§ **DIRECTIONS FOR THIS TASK**: Give back the full listing verbatim, apart from its images.

§ **GIVEN MATERIAL**:
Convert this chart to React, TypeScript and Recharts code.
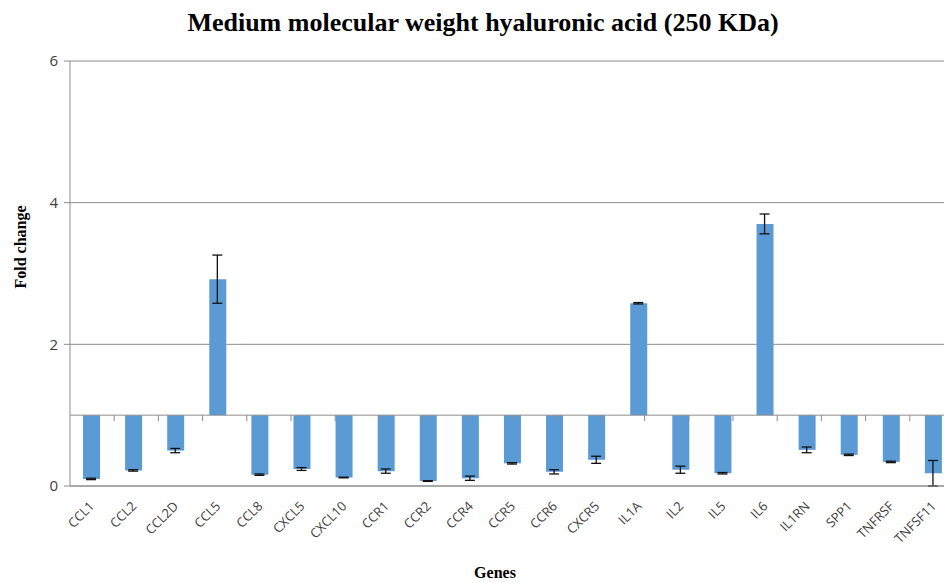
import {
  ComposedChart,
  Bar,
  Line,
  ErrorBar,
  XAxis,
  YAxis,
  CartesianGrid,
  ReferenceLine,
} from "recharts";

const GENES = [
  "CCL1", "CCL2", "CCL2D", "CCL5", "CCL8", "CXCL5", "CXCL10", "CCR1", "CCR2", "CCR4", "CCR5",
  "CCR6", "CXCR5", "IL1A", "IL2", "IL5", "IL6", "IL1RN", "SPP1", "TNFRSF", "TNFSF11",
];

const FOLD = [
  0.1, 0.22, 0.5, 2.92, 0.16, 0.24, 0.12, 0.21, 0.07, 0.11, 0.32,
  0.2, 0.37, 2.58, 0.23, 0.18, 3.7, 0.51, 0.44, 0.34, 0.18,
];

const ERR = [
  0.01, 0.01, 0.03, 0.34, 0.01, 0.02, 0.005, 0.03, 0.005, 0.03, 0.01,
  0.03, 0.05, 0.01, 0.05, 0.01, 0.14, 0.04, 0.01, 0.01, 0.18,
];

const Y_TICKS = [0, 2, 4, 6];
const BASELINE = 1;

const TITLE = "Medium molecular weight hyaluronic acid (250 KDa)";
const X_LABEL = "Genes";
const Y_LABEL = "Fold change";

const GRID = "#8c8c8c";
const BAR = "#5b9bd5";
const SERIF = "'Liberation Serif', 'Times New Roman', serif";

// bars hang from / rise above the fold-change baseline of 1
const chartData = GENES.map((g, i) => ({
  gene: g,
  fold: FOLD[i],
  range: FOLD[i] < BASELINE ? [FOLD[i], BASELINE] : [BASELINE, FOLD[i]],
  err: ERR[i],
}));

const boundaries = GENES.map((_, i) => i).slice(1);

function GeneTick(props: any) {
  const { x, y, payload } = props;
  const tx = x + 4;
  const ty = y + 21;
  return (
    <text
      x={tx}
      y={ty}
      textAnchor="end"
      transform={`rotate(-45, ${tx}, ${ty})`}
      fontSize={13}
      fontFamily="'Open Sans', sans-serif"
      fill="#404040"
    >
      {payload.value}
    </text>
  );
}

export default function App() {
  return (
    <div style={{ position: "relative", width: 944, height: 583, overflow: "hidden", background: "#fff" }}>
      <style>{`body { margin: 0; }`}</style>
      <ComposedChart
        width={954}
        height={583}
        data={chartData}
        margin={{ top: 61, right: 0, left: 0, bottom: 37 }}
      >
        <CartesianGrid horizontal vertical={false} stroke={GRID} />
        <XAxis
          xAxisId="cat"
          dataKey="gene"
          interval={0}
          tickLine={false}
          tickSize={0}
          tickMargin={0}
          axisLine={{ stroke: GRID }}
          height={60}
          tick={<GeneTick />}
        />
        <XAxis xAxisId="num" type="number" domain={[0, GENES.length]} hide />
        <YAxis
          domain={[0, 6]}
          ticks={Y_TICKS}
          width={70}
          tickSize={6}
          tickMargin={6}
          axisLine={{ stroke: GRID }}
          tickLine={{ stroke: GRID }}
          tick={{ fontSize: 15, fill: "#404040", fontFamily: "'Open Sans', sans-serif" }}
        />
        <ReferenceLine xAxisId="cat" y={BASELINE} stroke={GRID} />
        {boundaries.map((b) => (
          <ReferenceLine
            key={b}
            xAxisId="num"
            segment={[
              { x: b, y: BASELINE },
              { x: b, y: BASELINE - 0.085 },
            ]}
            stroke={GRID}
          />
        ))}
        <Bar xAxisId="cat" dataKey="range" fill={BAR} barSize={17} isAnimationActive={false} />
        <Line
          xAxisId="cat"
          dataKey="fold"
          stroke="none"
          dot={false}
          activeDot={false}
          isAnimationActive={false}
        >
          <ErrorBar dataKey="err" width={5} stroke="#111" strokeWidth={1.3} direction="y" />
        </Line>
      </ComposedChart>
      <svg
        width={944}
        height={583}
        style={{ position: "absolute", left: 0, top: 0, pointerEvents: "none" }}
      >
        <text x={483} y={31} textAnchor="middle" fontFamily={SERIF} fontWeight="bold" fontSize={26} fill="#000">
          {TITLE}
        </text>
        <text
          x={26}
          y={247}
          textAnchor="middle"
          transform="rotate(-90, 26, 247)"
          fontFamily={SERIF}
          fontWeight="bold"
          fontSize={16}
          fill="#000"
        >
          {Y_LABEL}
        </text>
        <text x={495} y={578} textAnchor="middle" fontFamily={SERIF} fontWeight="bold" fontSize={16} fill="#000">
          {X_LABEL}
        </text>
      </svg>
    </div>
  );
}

§ **RESPONSE**:
Convert this chart to React, TypeScript and Recharts code.
import {
  ComposedChart,
  Bar,
  Line,
  ErrorBar,
  XAxis,
  YAxis,
  CartesianGrid,
  ReferenceLine,
} from "recharts";

const GENES = [
  "CCL1", "CCL2", "CCL2D", "CCL5", "CCL8", "CXCL5", "CXCL10", "CCR1", "CCR2", "CCR4", "CCR5",
  "CCR6", "CXCR5", "IL1A", "IL2", "IL5", "IL6", "IL1RN", "SPP1", "TNFRSF", "TNFSF11",
];

const FOLD = [
  0.1, 0.22, 0.5, 2.92, 0.16, 0.24, 0.12, 0.21, 0.07, 0.11, 0.32,
  0.2, 0.37, 2.58, 0.23, 0.18, 3.7, 0.51, 0.44, 0.34, 0.18,
];

const ERR = [
  0.01, 0.01, 0.03, 0.34, 0.01, 0.02, 0.005, 0.03, 0.005, 0.03, 0.01,
  0.03, 0.05, 0.01, 0.05, 0.01, 0.14, 0.04, 0.01, 0.01, 0.18,
];

const Y_TICKS = [0, 2, 4, 6];
const BASELINE = 1;

const TITLE = "Medium molecular weight hyaluronic acid (250 KDa)";
const X_LABEL = "Genes";
const Y_LABEL = "Fold change";

const GRID = "#8c8c8c";
const BAR = "#5b9bd5";
const SERIF = "'Liberation Serif', 'Times New Roman', serif";

// bars hang from / rise above the fold-change baseline of 1
const chartData = GENES.map((g, i) => ({
  gene: g,
  fold: FOLD[i],
  range: FOLD[i] < BASELINE ? [FOLD[i], BASELINE] : [BASELINE, FOLD[i]],
  err: ERR[i],
}));

const boundaries = GENES.map((_, i) => i).slice(1);

function GeneTick(props: any) {
  const { x, y, payload } = props;
  const tx = x + 4;
  const ty = y + 21;
  return (
    <text
      x={tx}
      y={ty}
      textAnchor="end"
      transform={`rotate(-45, ${tx}, ${ty})`}
      fontSize={13}
      fontFamily="'Open Sans', sans-serif"
      fill="#404040"
    >
      {payload.value}
    </text>
  );
}

export default function App() {
  return (
    <div style={{ position: "relative", width: 944, height: 583, overflow: "hidden", background: "#fff" }}>
      <style>{`body { margin: 0; }`}</style>
      <ComposedChart
        width={954}
        height={583}
        data={chartData}
        margin={{ top: 61, right: 0, left: 0, bottom: 37 }}
      >
        <CartesianGrid horizontal vertical={false} stroke={GRID} />
        <XAxis
          xAxisId="cat"
          dataKey="gene"
          interval={0}
          tickLine={false}
          tickSize={0}
          tickMargin={0}
          axisLine={{ stroke: GRID }}
          height={60}
          tick={<GeneTick />}
        />
        <XAxis xAxisId="num" type="number" domain={[0, GENES.length]} hide />
        <YAxis
          domain={[0, 6]}
          ticks={Y_TICKS}
          width={70}
          tickSize={6}
          tickMargin={6}
          axisLine={{ stroke: GRID }}
          tickLine={{ stroke: GRID }}
          tick={{ fontSize: 15, fill: "#404040", fontFamily: "'Open Sans', sans-serif" }}
        />
        <ReferenceLine xAxisId="cat" y={BASELINE} stroke={GRID} />
        {boundaries.map((b) => (
          <ReferenceLine
            key={b}
            xAxisId="num"
            segment={[
              { x: b, y: BASELINE },
              { x: b, y: BASELINE - 0.085 },
            ]}
            stroke={GRID}
          />
        ))}
        <Bar xAxisId="cat" dataKey="range" fill={BAR} barSize={17} isAnimationActive={false} />
        <Line
          xAxisId="cat"
          dataKey="fold"
          stroke="none"
          dot={false}
          activeDot={false}
          isAnimationActive={false}
        >
          <ErrorBar dataKey="err" width={5} stroke="#111" strokeWidth={1.3} direction="y" />
        </Line>
      </ComposedChart>
      <svg
        width={944}
        height={583}
        style={{ position: "absolute", left: 0, top: 0, pointerEvents: "none" }}
      >
        <text x={483} y={31} textAnchor="middle" fontFamily={SERIF} fontWeight="bold" fontSize={26} fill="#000">
          {TITLE}
        </text>
        <text
          x={26}
          y={247}
          textAnchor="middle"
          transform="rotate(-90, 26, 247)"
          fontFamily={SERIF}
          fontWeight="bold"
          fontSize={16}
          fill="#000"
        >
          {Y_LABEL}
        </text>
        <text x={495} y={578} textAnchor="middle" fontFamily={SERIF} fontWeight="bold" fontSize={16} fill="#000">
          {X_LABEL}
        </text>
      </svg>
    </div>
  );
}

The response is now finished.